The odometer on their van reads 169,000 miles -- almost all in support of their mission.

Their website, www.freeportflagladies.com, routinely tallies anywhere from 250,000 to 1 million hits each month. When a company called recently to ask about buying it, the Flag Ladies politely replied that some things are simply too precious to sell.

Of all the things they do, however, nothing recharges this tireless trio quite like their Tuesday mornings on Main Street.

It's here, after all, that an old World War II veteran regularly removes his hat and slows down way up by L.L. Bean. As cars back up without complaint behind him, he then creeps by with one hand on the wheel and the other in crisp salute to his beloved red, white and blue.

It's here that a Vietnam vet one day got out and, one by one, hugged all three Flag Ladies. He explained that he'd been driving by for a few years -- still smoldering about how his country had let him down and irritated that these three women would presume that merely waving their flags somehow "would change my heart."

"Well, you finally did," the man said that day. He's been beeping and waving ever since.

It's here that Greene, who suffers from Crohn's disease, once showed up for duty so sick that Miller insisted they head for the hospital.
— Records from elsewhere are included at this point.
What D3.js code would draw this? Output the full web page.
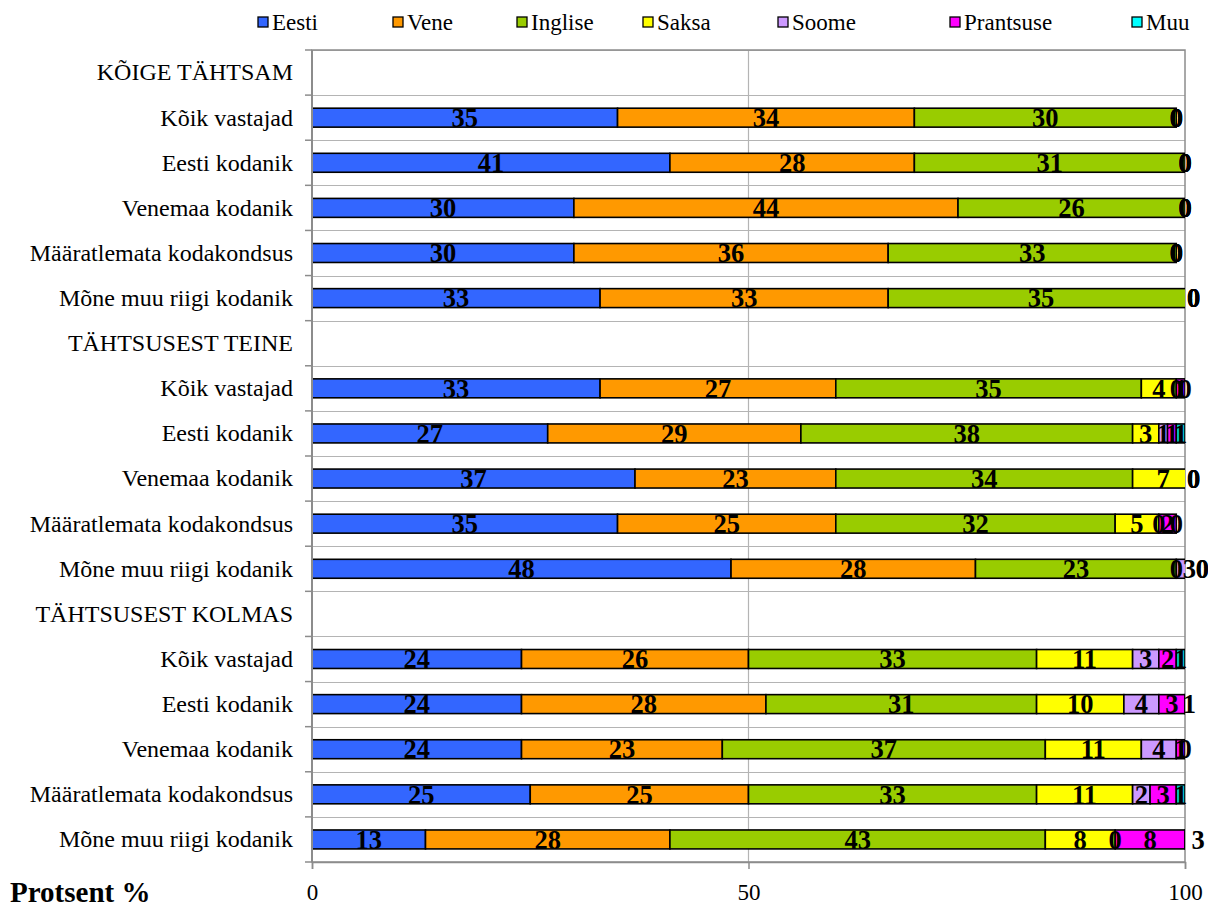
<!DOCTYPE html>
<html>
<head>
<meta charset="utf-8">
<script src="https://cdn.jsdelivr.net/npm/d3@7"></script>
<style>
  html, body { margin: 0; padding: 0; background: #fff; }
  svg { display: block; font-family: "Liberation Serif", "Times New Roman", serif; }
</style>
</head>
<body>
<svg id="chart" width="1208" height="908"></svg>
<script>
// ---- data ----
const categories = [
  "KÕIGE TÄHTSAM", "Kõik vastajad", "Eesti kodanik", "Venemaa kodanik", "Määratlemata kodakondsus", "Mõne muu riigi kodanik",
  "TÄHTSUSEST TEINE", "Kõik vastajad", "Eesti kodanik", "Venemaa kodanik", "Määratlemata kodakondsus", "Mõne muu riigi kodanik",
  "TÄHTSUSEST KOLMAS", "Kõik vastajad", "Eesti kodanik", "Venemaa kodanik", "Määratlemata kodakondsus", "Mõne muu riigi kodanik"
];
const seriesNames = ["Eesti", "Vene", "Inglise", "Saksa", "Soome", "Prantsuse", "Muu"];
const eesti     = [null, 35, 41, 30, 30, 33, null, 33, 27, 37, 35, 48, null, 24, 24, 24, 25, 13];
const vene      = [null, 34, 28, 44, 36, 33, null, 27, 29, 23, 25, 28, null, 26, 28, 23, 25, 28];
const inglise   = [null, 30, 31, 26, 33, 35, null, 35, 38, 34, 32, 23, null, 33, 31, 37, 33, 43];
const saksa     = [null,  0,  0,  0,  0,  0, null,  4,  3,  7,  5,  0, null, 11, 10, 11, 11,  8];
const soome     = [null,  0,  0,  0,  0,  0, null,  0,  1,  0,  0,  3, null,  3,  4,  4,  2,  0];
const prantsuse = [null,  0,  0,  0,  0,  0, null,  1,  1,  0,  2,  0, null,  2,  3,  1,  3,  8];
const muu       = [null,  0,  0,  0,  0,  0, null,  0,  1,  0,  0,  0, null,  1,  1,  0,  1,  3];
const xTicks = [0, 50, 100];
const axisTitle = "Protsent %";

const seriesValues = [eesti, vene, inglise, saksa, soome, prantsuse, muu];
const colors = ["#3366FF", "#FF9900", "#99CC00", "#FFFF00", "#CC99FF", "#FF00FF", "#00CCCC"];
const legendColors = ["#3366FF", "#FF9900", "#99CC00", "#FFFF00", "#CC99FF", "#FF00FF", "#00FFFF"];

// ---- layout ----
const margin = { left: 312, top: 50, right: 23, bottom: 46 };
const W = 1208, H = 908;
const width = W - margin.left - margin.right;   // 873
const height = H - margin.top - margin.bottom;  // 812
const SERIF = "Liberation Serif, Times New Roman, serif";

const svg = d3.select("#chart");
const g = svg.append("g").attr("transform", `translate(${margin.left},${margin.top})`);

const rows = categories.map((c, i) => {
  const o = { idx: i, cat: c, header: eesti[i] === null };
  seriesNames.forEach((s, k) => { o[s] = seriesValues[k][i] === null ? 0 : seriesValues[k][i]; });
  return o;
});

const x = d3.scaleLinear().domain([0, 100]).range([0, width]);
const y = d3.scaleBand().domain(d3.range(categories.length)).range([0, height]).padding(0);

const stack = d3.stack().keys(seriesNames);
const stacked = stack(rows);

// gridlines (horizontal at band boundaries)
const boundaries = d3.range(categories.length + 1).map(i => i * y.step());
g.append("g").selectAll("line").data(boundaries).join("line")
  .attr("x1", 0).attr("x2", width)
  .attr("y1", d => Math.round(d) + 0.5).attr("y2", d => Math.round(d) + 0.5)
  .attr("stroke", "#b4b4b4").attr("stroke-width", 1.2);

// vertical gridlines
g.append("g").selectAll("line").data(xTicks.filter(t => t > 0 && t < 100)).join("line")
  .attr("x1", d => x(d)).attr("x2", d => x(d))
  .attr("y1", 0).attr("y2", height)
  .attr("stroke", "#b4b4b4").attr("stroke-width", 1.2);

// plot frame
g.append("rect").attr("x", 0).attr("y", 0).attr("width", width).attr("height", height)
  .attr("fill", "none").attr("stroke", "#8c8c8c").attr("stroke-width", 1.5);

// clip for bars
svg.append("defs").append("clipPath").attr("id", "plotclip")
  .append("rect").attr("x", -2).attr("y", -2).attr("width", width + 2).attr("height", height + 4);

const barH = y.bandwidth() * 0.42;
const bars = g.append("g").attr("clip-path", "url(#plotclip)");
stacked.forEach((layer, k) => {
  bars.append("g").selectAll("rect")
    .data(layer.filter(d => !d.data.header && d[1] - d[0] > 0))
    .join("rect")
    .attr("x", d => x(d[0]))
    .attr("width", d => x(d[1]) - x(d[0]))
    .attr("y", d => y(d.data.idx) + (y.bandwidth() - barH) / 2)
    .attr("height", barH)
    .attr("fill", colors[k])
    .attr("stroke", "#000")
    .attr("stroke-width", 1.6);
});

// data labels
const labels = g.append("g");
stacked.forEach((layer, k) => {
  labels.append("g").selectAll("text")
    .data(layer.filter(d => !d.data.header))
    .join("text")
    .attr("x", d => x((d[0] + d[1]) / 2))
    .attr("y", d => y(d.data.idx) + y.bandwidth() / 2)
    .attr("dy", "0.35em")
    .attr("text-anchor", "middle")
    .attr("font-family", SERIF)
    .attr("font-weight", "bold")
    .attr("font-size", 26.5)
    .attr("fill", "#000")
    .text(d => d.data[seriesNames[k]]);
});

// left axis
const yAxis = d3.axisLeft(y).tickSize(0).tickFormat(i => categories[i]);
const ya = g.append("g").call(yAxis).attr("font-family", SERIF);
ya.select(".domain").remove();
ya.selectAll("text").attr("x", -19).attr("dy", "0.33em").attr("font-size", 24).attr("font-family", SERIF).attr("fill", "#000");
// left tick marks at boundaries
g.append("g").selectAll("line").data(boundaries).join("line")
  .attr("x1", -7).attr("x2", 0)
  .attr("y1", d => d).attr("y2", d => d)
  .attr("stroke", "#8c8c8c").attr("stroke-width", 1.5);
g.append("line").attr("x1", 0).attr("x2", 0).attr("y1", 0).attr("y2", height)
  .attr("stroke", "#8c8c8c").attr("stroke-width", 2);

// bottom axis
const xAxis = d3.axisBottom(x).tickValues(xTicks).tickSize(7).tickPadding(15);
const xa = g.append("g").attr("transform", `translate(0,${height})`).call(xAxis).attr("font-family", SERIF);
xa.select(".domain").attr("stroke", "#8c8c8c").attr("stroke-width", 1.5);
xa.selectAll(".tick line").attr("stroke", "#8c8c8c").attr("stroke-width", 1.5);
xa.selectAll("text").attr("font-size", 23).attr("font-family", SERIF).attr("fill", "#000");

// axis title
svg.append("text").attr("x", 10).attr("y", 902)
  .attr("font-family", SERIF)
  .attr("font-size", 29).attr("font-weight", "bold").attr("fill", "#000")
  .text(axisTitle);

// legend
const legendX = [258, 393, 517, 643, 778, 950, 1132];
const legend = svg.append("g");
seriesNames.forEach((s, k) => {
  const lg = legend.append("g").attr("transform", `translate(${legendX[k]},22)`);
  lg.append("rect").attr("x", 0).attr("y", -5).attr("width", 10).attr("height", 10)
    .attr("fill", legendColors[k]).attr("stroke", "#000").attr("stroke-width", 1.3);
  lg.append("text").attr("x", 14).attr("y", 0).attr("dy", "0.33em")
    .attr("font-family", SERIF)
    .attr("font-size", 23).attr("fill", "#000").text(s);
});
</script>
</body>
</html>
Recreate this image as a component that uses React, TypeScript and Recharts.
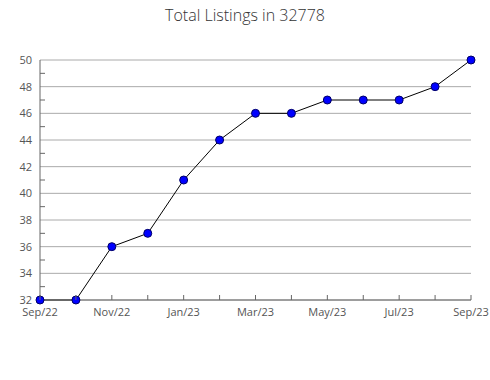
import { LineChart, Line, XAxis, YAxis, CartesianGrid } from "recharts";

const months = [
  "Sep/22", "Oct/22", "Nov/22", "Dec/22", "Jan/23", "Feb/23", "Mar/23",
  "Apr/23", "May/23", "Jun/23", "Jul/23", "Aug/23", "Sep/23",
];
const listings = [32, 32, 36, 37, 41, 44, 46, 46, 47, 47, 47, 48, 50];
const yTicks = [32, 33, 34, 35, 36, 37, 38, 39, 40, 41, 42, 43, 44, 45, 46, 47, 48, 49, 50];
const gridValues = [32, 34, 36, 38, 40, 42, 44, 46, 48, 50];

const data = months.map((m, i) => ({ month: m, value: listings[i] }));

const FONT = "'Open Sans', sans-serif";

function XTick(props: any) {
  const { x, y, payload, index } = props;
  return (
    <g>
      <line x1={x} x2={x} y1={y} y2={y - 5} stroke="#666" />
      {index % 2 === 0 && (
        <text x={x} y={y + 16} textAnchor="middle" fill="#555" fontSize={11} fontFamily={FONT}>
          {payload.value}
        </text>
      )}
    </g>
  );
}

function YTick(props: any) {
  const { x, y, payload } = props;
  if (payload.value % 2 !== 0) {
    return <line x1={x} x2={x + 5} y1={y} y2={y} stroke="#666" />;
  }
  return (
    <text x={x - 8} y={y + 4} textAnchor="end" fill="#555" fontSize={11} fontFamily={FONT}>
      {payload.value}
    </text>
  );
}

export default function App() {
  return (
    <div style={{ position: "absolute", left: 0, top: 0, width: 490, height: 380, background: "#fff" }}>
      <div
        style={{
          position: "absolute",
          top: 4,
          width: 490,
          textAlign: "center",
          fontFamily: FONT,
          fontSize: 16,
          fontWeight: 300,
          color: "#333",
        }}
      >
        Total Listings in 32778
      </div>
      <LineChart width={490} height={380} data={data} margin={{ top: 60, right: 19, bottom: 50, left: 0 }}>
        <CartesianGrid vertical={false} horizontalValues={gridValues} stroke="#aaa" />
        <XAxis
          dataKey="month"
          interval={0}
          tickSize={0}
          tickMargin={0}
          height={30}
          stroke="#666"
          tick={<XTick />}
        />
        <YAxis
          domain={[32, 50]}
          ticks={yTicks}
          interval={0}
          width={40}
          tickSize={0}
          tickMargin={0}
          stroke="#666"
          tick={<YTick />}
        />
        <Line
          dataKey="value"
          stroke="#000"
          strokeWidth={1}
          isAnimationActive={false}
          dot={{ r: 4, fill: "#0000ff", stroke: "#000066", strokeWidth: 1 }}
        />
      </LineChart>
    </div>
  );
}
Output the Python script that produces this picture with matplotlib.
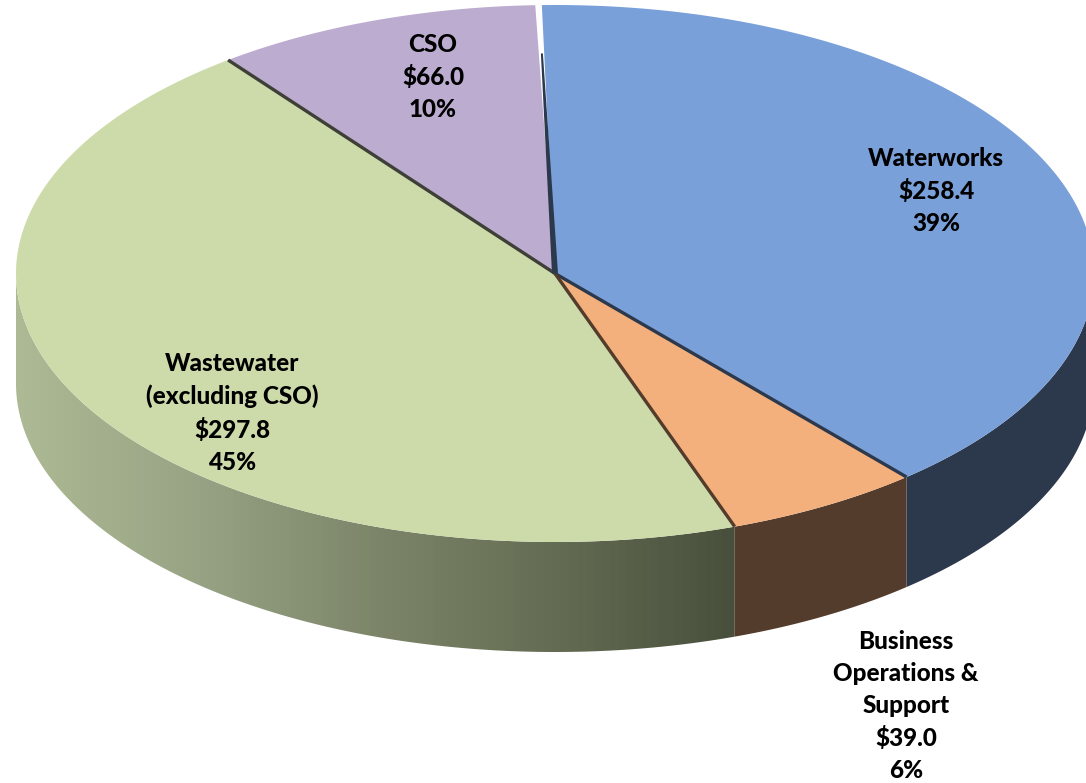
import numpy as np
import matplotlib
matplotlib.use("Agg")
import matplotlib.pyplot as plt
from matplotlib.colors import LinearSegmentedColormap
from matplotlib.patches import Polygon

names = ["Waterworks", "Business\nOperations &\nSupport", "Wastewater\n(excluding CSO)", "CSO"]
values = [258.4, 39.0, 297.8, 66.0]
shares = ["39%", "6%", "45%", "10%"]
top_colors = ["#7AA0D9", "#F4B07C", "#CDDBAB", "#BCACD0"]
side_colors = ["#2C384C", "#533C2B", None, None]
edge_colors = ["#2C384C", "#533C2B", "#3E4038", "#3A3A4C"]
label_xy = [(936, 191), (906, 706), (232, 413), (433, 77)]

# pie geometry in image pixels
cx, cy = 555, 273.5
rx, ry = 539, 268.5
depth = 110
start = -1.4


def rim(t, drop=0):
    t = np.radians(t)
    return cx + rx * np.sin(t), cy - ry * np.cos(t) + drop


def arc(t0, t1, drop=0):
    t = np.linspace(t0, t1, 200)
    x, y = rim(t, drop)
    return np.column_stack([x, y])


def wall(t0, t1):
    return np.vstack([arc(t0, t1), arc(t0, t1, depth)[::-1]])


fig = plt.figure(figsize=(10.86, 7.83), dpi=100)
ax = fig.add_axes([0, 0, 1, 1])

edges = start + np.concatenate([[0], np.cumsum(values)]) / sum(values) * 360

# side walls first
ax.add_patch(Polygon(wall(90, edges[1]), fc=side_colors[0], ec="none", zorder=1))

green_wall = Polygon(wall(edges[2], 270), fc="none", ec="none", zorder=1)
ax.add_patch(green_wall)
shade = LinearSegmentedColormap.from_list("shade", ["#ADB994", "#97A384", "#7C8569", "#646C53", "#484F3C"])
img = ax.imshow(np.linspace(0, 1, 90).reshape(1, -1), cmap=shade, aspect="auto",
                extent=(16, 738, 660, 270), zorder=1, interpolation="nearest")
img.set_clip_path(green_wall)

ax.add_patch(Polygon(wall(edges[1], edges[2]), fc=side_colors[1], ec="none", zorder=2))

# top faces
for i in range(4):
    t0, t1 = edges[i], edges[i + 1]
    if i == 3:
        t1 -= 0.7
    pts = np.vstack([[cx, cy], arc(t0, t1)])
    ax.add_patch(Polygon(pts, fc=top_colors[i], ec="none", zorder=3))

# dark seams between the slices
for i, t in enumerate([edges[1], edges[2], edges[3]]):
    x, y = rim(t)
    ax.plot([cx, x], [cy, y], color=edge_colors[i], lw=2.4, zorder=4, solid_capstyle="butt")
x, y = rim(start - 0.3)
xm, ym = cx + (x - cx) * 0.82, cy + (y - cy) * 0.82
ax.add_patch(Polygon([[cx - 3, cy], [cx + 3, cy], [xm + 1, ym], [xm - 1, ym]], fc=edge_colors[0], ec="none", zorder=4))

for i in range(4):
    label = f"{names[i]}\n${values[i]:.1f}\n{shares[i]}"
    ax.text(label_xy[i][0], label_xy[i][1], label, ha="center", va="center",
            fontsize=17.5, fontweight=900, family="Lato", color="black",
            linespacing=1.48, zorder=5)

ax.set_xlim(0, 1086)
ax.set_ylim(783, 0)
ax.axis("off")
fig.savefig("out.png", dpi=100, facecolor="white")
"She was absolutely ashen," Miller recalled. "I was so worried about her."

Then a school bus appeared, filled with young children holding up flag pictures they'd created just for the Flag Ladies. Suddenly, Greene's color returned. Just like that, her pain vanished.

"You could literally feel the energy," Miller said. "It made the hair on the back of your neck stand up."

It's also here that the Flag Ladies hope you will join them from 8 to 9:30 a.m. on Saturday to remember why they began doing this in the first place.

"Stand here for an hour, hear those horns beep and wave your own flag," Greene said. "It really will move you to feel more involved with your country, more involved with your community."

"Beep-beep!" sounded a passing car.

"Honk Honnnnnk!" echoed the one behind it.

Greene, her left hand on her flag, her right raised in that never-ending wave, just smiled.

Politics? What politics?

"Remember what happens every time one of those horns beeps," Greene said. "In that moment, this country is a little better."